Adrift would have benefited from an OSD showing us where the boat was in the ocean on Blu-ray Disc courtesy of Universal Studios Home Entertainment. The film has been letterboxed at 2.35:1 and the Disc contains an AVC 1080p HD transfer which runs at an average of 34 Mbps. The image is very sharp and clear, showing no noticeable grain and no defects from the source materials. The colors look very good and the image is never overly dark or bright. The level of detail is excellent and the depth works quite well, giving us an idea of how small the boat is on the water. The Disc carries a DTS-HD Master Audio 7.1 track which runs at 48 kHz and an average of 6.0 Mbps. The track provides clear dialogue and sound effects. One doesn't have to watch much of Adrift to realize that the audio plays a huge role here. During the storm, we feel each crashing wave through the subwoofer, and the front and surround channels work hand-in-hand to make us feel that we are right there on the boat. During the more quiet moments, we can hear the creaking of the boat coming from off-screen.

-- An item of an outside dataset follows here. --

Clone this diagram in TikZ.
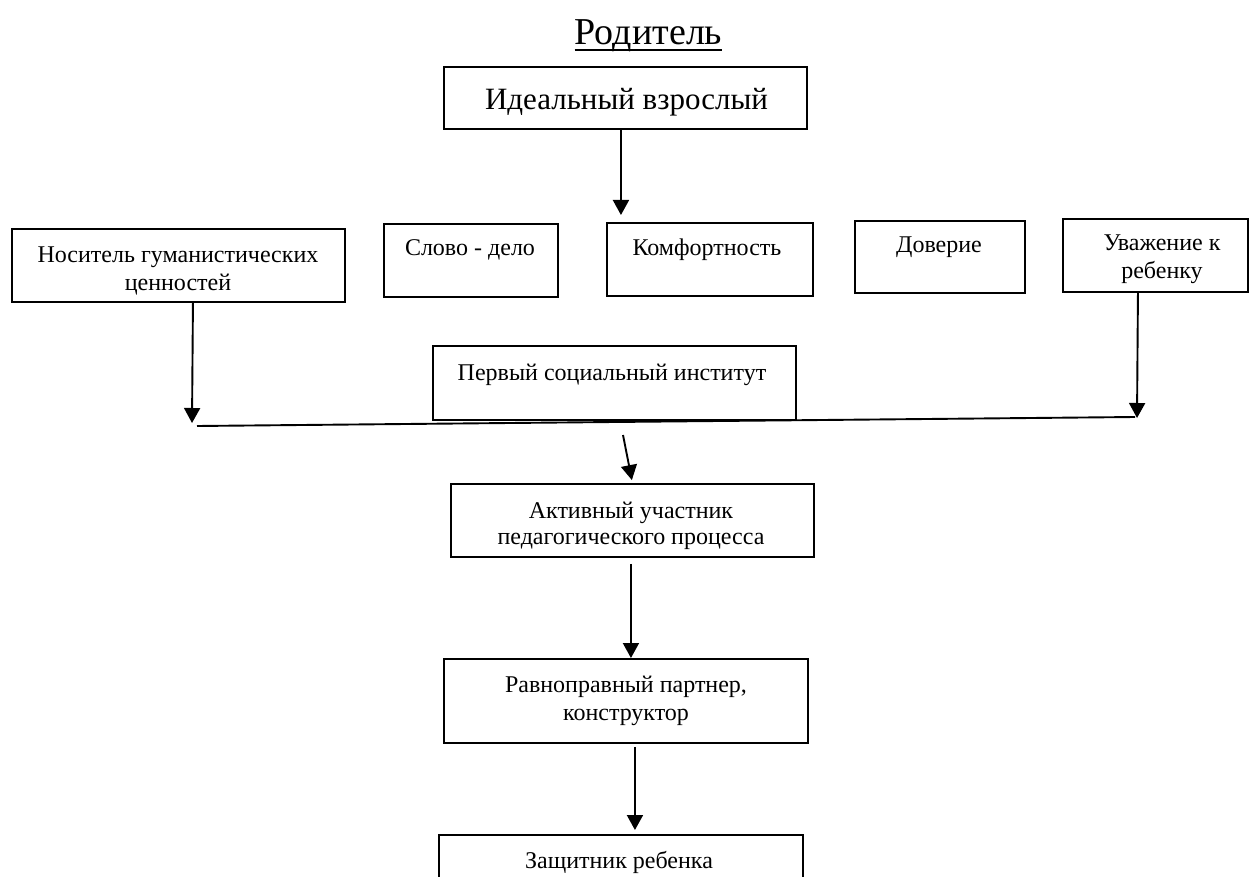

The Adrift Blu-ray Disc contains a handful of extra features. We start with an AUDIO COMMENTARY from Director Baltasar Kormakur and Shailene Woodley. The Disc offers two DELETED SCENES which run about 3 minutes. Both are brief and both show Tami and Richard experiencing unique sites on their journey. "Survival At Sea" (2 minutes) has Woodley and Claflin discussing their characters and the story. "Braving the Elements" (2 minutes) offers a look at the challenging of shooting the film on the open ocean. "Journey" (2 minutes) plays like a trailer with a few comments thrown in. Finally, we get two actual TRAILERS.